The persistence of serious social problems in inner-city areas has led to a tragic perpetuation of racial prejudice, and to talk of a permanent African-American “underclass.”

White suburban flight from urban areas (which began in the 1970s) has left cities coping with huge numbers of underfunded urban schools that simply don't work for their predominantly African-American and minority students. Political candidates from both parties have issued earnest calls for reform and solemn vows that the system must change, but the reality that many city school systems continue to betray their students remains.

The Third Challenge: Unequal Earning Capacity

President Lyndon Johnson's 1965 speech seeking “not just equality as a right and a theory, but equality as a fact and as a result” started a tumultuous decades-long debate over affirmative action.

FAQs

What was the origin of affirmative action?

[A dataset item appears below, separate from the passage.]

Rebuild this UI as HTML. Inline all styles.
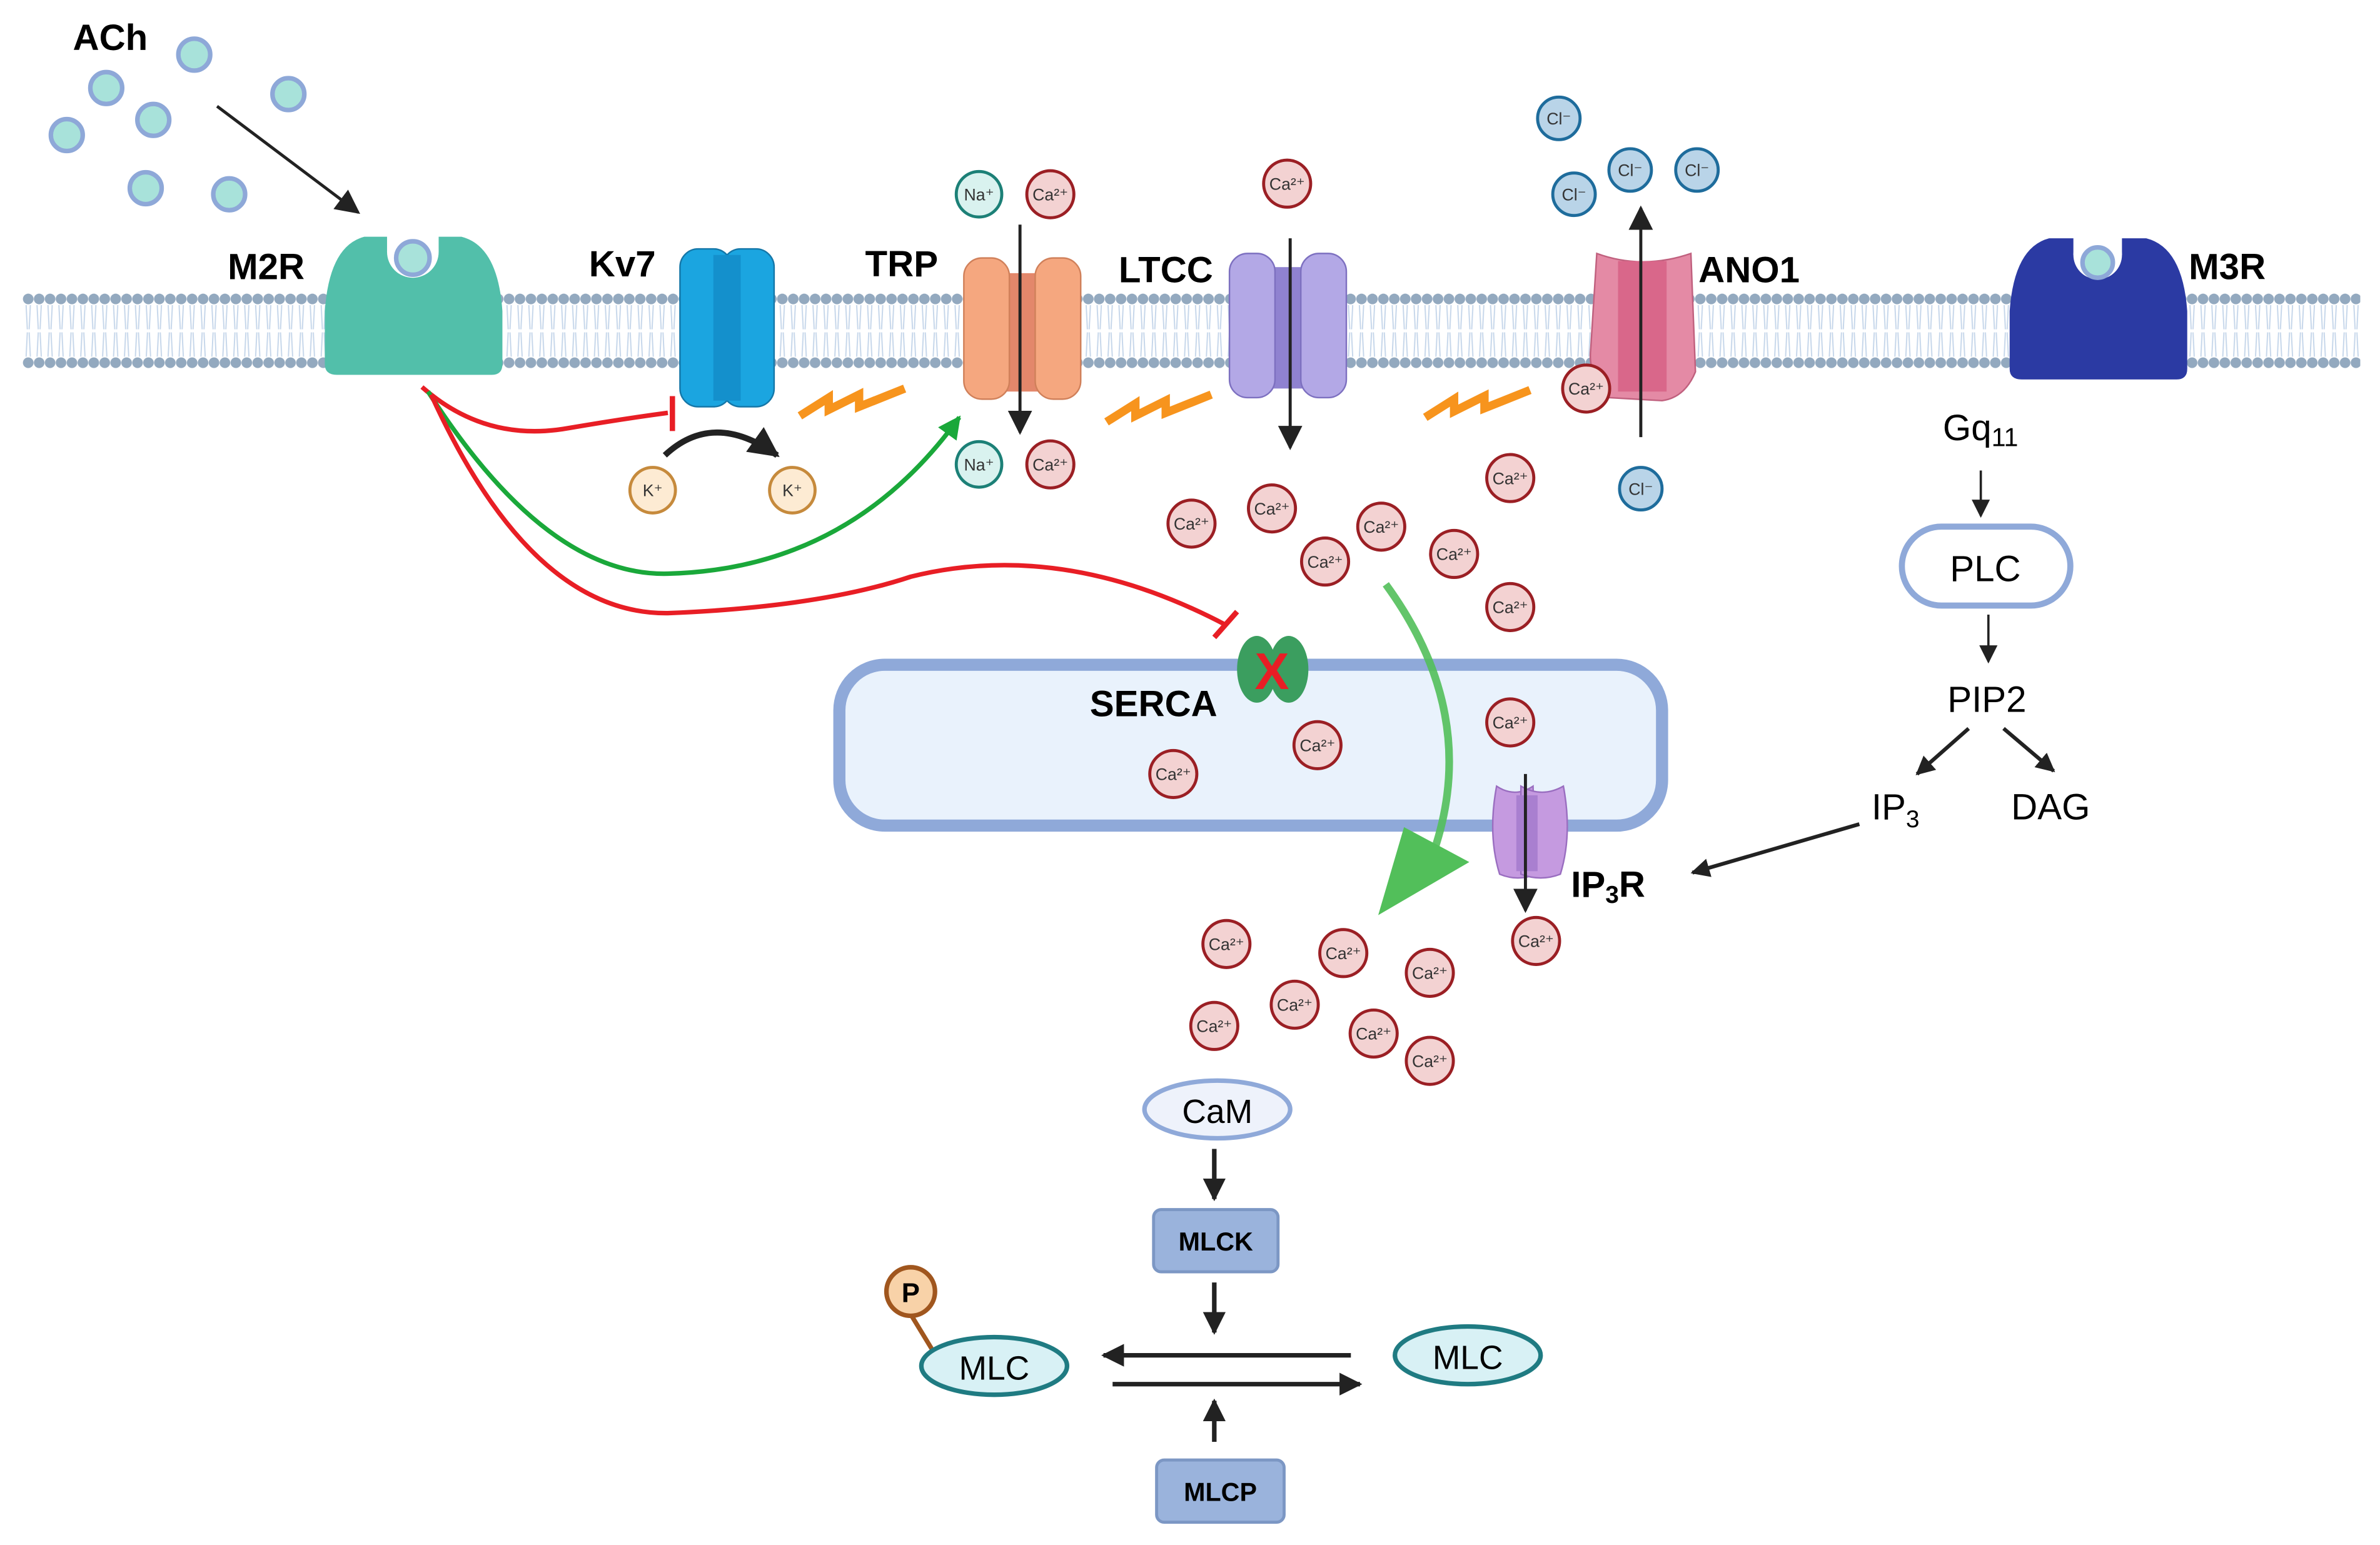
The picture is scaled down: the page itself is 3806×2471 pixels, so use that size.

The first policies requiring clear and unmistakable actions to “level the playing field” for African-Americans and other minorities in such areas as hiring, contracts, promotion, admission to educational institutions, and financial aid are associated with the Johnson administration in 1965. These policies were also supported by President Richard Nixon until he realized he could gain political advantage by running against them (and thus endearing himself to white voters).

The debates over the wisdom of these policies have become more and more bitter in recent years, and the issue remains an emotional one for the so-called “angry white men” who have viewed affirmative action programs as reverse discrimination. Many on the left have argued that aggressive affirmative action programs are the only intelligent approach given the enduring legacy of slavery and legalized discrimination faced by African-Americans.

A significant dissenting voice within the African-American community has been that of California educator Ward Connerly, who has helped to agitate, successfully, for the repeal of affirmative action programs in California and Washington State. Connerly has been quoted as dismissing affirmative action programs as “poisonous,” in part because of their tendency to give non-minorities the impression that anything achieved by a person of color is only achieved “because of somebody giving it to us. … As long as you have this paradigm where people seem to be using race and gender as a means of making hiring decisions, as long as they keep uttering this mindless blather about `we've got to achieve diversity,' it kind of taints the whole process.”

Regardless of one's position on the question of affirmative action, its emergence as a potent and divisive contemporary political issue is hard to deny. A 1997 Gallup poll revealed that 79 percent of whites believe that African-Americans have the same chance of getting a job that whites have; less than half of the African-Americans polled expressed such a belief.

For the record, African-American earning power remains significantly below that of whites. Recently, Ohio State University analyzed data from the Federal Reserve Board's 1998 Survey of Consumer Finances. The results: Median household income for African-American families was $15,500, an increase over 1989 figures … but far below the $71,700 in income for the “typical American household” in 1998. (Source: Chicago Tribune, August 30, 2002, “Study Finds Blacks Earning More,” Laurie Kellman.)